The bill fronts transparency but raises difficult implementation questions. First, the law relies on agencies’ internal forecasts and estimates (cost brackets, job impacts, and lists of influential science).
Those inputs are inherently uncertain and susceptible to conservative or optimistic bias, intentional gaming, or strategic timing (e.g., postponing an NPRM to avoid the six‑month window). OIRA will need rules for validation, standardized methodologies, and quality control to prevent the disclosure regime from producing misleading signals that distort markets or oversight.
Second, the six‑month pause before a rule may take effect pits predictability against regulatory agility. Although the statute carves out exemptions (5 U.S.C. 553(b)(B) and presidential determinations), the lines are not always clear in practice.
Agencies operating under statutory deadlines, court orders, or fast‑moving public‑health crises could face awkward choices: invoke an exemption and risk later legal challenge, or delay substantive protections to comply with the posting timetable. The bill’s requirement to report total costs “without reducing the cost by any offsetting benefits” also risks skewing public perception — tallies will emphasize gross costs and downplay benefits that agencies may conceive but not quantify, creating an asymmetric record for oversight and media narratives.
Finally, the Act creates data management, classification, and disclosure tensions.

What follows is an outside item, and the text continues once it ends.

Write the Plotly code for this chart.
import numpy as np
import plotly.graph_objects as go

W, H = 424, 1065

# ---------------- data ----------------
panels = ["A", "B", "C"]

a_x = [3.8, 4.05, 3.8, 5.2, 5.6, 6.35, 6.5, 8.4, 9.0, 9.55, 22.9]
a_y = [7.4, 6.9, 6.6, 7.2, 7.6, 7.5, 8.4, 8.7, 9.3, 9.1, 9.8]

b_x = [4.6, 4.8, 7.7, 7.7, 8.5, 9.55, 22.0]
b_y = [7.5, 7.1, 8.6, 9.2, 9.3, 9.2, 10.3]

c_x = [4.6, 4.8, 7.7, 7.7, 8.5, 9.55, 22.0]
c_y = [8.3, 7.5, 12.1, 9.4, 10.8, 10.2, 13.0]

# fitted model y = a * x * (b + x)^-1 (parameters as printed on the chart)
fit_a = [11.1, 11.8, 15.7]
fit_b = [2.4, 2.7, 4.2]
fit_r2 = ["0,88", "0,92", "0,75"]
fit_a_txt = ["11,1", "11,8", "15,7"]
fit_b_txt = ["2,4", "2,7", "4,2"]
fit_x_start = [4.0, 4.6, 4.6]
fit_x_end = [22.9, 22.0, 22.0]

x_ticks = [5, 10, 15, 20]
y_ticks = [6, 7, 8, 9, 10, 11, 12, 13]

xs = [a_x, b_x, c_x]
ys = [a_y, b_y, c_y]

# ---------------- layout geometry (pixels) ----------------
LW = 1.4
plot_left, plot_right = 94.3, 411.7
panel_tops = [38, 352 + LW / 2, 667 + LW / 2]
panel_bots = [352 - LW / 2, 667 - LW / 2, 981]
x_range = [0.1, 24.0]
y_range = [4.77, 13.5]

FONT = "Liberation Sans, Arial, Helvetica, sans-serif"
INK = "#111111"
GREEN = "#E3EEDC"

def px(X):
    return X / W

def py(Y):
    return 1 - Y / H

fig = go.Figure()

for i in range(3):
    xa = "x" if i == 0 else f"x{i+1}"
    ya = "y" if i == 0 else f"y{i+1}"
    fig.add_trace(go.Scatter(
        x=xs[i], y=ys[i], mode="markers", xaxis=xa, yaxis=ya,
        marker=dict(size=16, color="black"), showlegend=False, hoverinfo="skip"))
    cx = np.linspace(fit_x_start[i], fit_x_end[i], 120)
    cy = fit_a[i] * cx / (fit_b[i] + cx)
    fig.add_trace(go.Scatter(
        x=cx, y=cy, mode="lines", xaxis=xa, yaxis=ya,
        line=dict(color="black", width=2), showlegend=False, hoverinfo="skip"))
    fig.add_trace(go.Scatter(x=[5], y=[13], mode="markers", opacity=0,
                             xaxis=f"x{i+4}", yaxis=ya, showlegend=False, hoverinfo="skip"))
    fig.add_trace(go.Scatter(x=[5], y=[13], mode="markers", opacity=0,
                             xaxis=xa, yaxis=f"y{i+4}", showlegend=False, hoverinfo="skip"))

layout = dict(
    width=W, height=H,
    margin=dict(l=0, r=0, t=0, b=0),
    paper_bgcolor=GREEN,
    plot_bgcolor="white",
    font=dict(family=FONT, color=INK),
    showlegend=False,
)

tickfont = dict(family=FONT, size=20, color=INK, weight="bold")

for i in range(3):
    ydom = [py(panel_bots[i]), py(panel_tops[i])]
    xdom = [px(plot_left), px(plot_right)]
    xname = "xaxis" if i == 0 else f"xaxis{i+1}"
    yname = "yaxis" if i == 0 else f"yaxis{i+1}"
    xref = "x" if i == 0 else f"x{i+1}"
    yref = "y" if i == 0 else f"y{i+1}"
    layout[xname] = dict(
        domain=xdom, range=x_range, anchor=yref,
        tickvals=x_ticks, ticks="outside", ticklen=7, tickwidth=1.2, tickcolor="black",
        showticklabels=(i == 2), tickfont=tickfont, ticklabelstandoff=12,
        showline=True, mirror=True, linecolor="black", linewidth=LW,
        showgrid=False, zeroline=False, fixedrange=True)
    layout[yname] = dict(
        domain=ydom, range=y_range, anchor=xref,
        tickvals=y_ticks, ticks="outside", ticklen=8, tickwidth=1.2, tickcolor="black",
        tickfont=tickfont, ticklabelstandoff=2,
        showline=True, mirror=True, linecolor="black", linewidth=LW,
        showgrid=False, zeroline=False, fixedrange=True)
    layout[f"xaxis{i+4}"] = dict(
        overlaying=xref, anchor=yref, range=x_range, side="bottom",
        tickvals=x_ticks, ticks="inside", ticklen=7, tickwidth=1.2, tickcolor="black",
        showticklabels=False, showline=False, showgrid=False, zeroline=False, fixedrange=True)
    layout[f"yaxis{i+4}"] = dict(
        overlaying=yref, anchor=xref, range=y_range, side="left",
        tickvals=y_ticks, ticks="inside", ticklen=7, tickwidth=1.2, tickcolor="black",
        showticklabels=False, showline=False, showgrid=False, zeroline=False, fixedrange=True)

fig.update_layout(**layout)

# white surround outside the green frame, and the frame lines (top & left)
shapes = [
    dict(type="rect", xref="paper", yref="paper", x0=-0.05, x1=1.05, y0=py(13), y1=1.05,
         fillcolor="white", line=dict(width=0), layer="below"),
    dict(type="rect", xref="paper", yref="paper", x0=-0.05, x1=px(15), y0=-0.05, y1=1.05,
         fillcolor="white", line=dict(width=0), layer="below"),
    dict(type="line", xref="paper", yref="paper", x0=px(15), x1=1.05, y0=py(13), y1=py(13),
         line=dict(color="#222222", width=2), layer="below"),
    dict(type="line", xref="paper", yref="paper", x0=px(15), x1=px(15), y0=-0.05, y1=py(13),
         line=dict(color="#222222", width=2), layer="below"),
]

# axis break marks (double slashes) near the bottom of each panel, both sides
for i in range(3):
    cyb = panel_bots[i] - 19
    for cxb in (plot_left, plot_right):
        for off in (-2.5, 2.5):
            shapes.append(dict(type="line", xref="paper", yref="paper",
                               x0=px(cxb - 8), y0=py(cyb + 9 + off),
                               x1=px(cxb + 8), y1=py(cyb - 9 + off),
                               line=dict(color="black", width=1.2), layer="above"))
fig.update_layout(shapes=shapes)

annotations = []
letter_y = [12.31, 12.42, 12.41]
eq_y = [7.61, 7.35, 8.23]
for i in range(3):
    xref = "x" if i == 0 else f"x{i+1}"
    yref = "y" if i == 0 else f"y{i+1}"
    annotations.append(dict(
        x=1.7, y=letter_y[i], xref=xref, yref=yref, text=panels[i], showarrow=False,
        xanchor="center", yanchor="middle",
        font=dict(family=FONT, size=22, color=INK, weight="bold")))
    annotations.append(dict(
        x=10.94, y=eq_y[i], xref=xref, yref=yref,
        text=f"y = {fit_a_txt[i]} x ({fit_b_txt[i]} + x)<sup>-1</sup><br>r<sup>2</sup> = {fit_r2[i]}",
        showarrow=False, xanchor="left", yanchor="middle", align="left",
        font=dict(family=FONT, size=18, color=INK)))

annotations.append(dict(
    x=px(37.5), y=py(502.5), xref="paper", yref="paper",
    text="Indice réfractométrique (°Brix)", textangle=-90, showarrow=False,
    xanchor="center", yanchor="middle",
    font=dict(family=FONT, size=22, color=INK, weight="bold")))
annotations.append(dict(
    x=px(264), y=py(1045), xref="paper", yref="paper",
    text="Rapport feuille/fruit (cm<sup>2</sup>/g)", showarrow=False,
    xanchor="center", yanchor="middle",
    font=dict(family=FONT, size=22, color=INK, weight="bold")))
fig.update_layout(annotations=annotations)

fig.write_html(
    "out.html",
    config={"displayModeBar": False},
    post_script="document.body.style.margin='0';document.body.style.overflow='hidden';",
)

Agencies must publish peer‑review plans and URLs for influential scientific materials but must also safeguard sensitive information, deliberative material, and classified or proprietary data.
OIRA will need to develop redaction protocols and interface with FOIA/Privacy Act regimes. The statutory back‑fill requirement for the first annual publication (collecting up to 10 years of analyses) could expose patchy historical records and raise debates about how to treat missing or non‑standardized past analyses.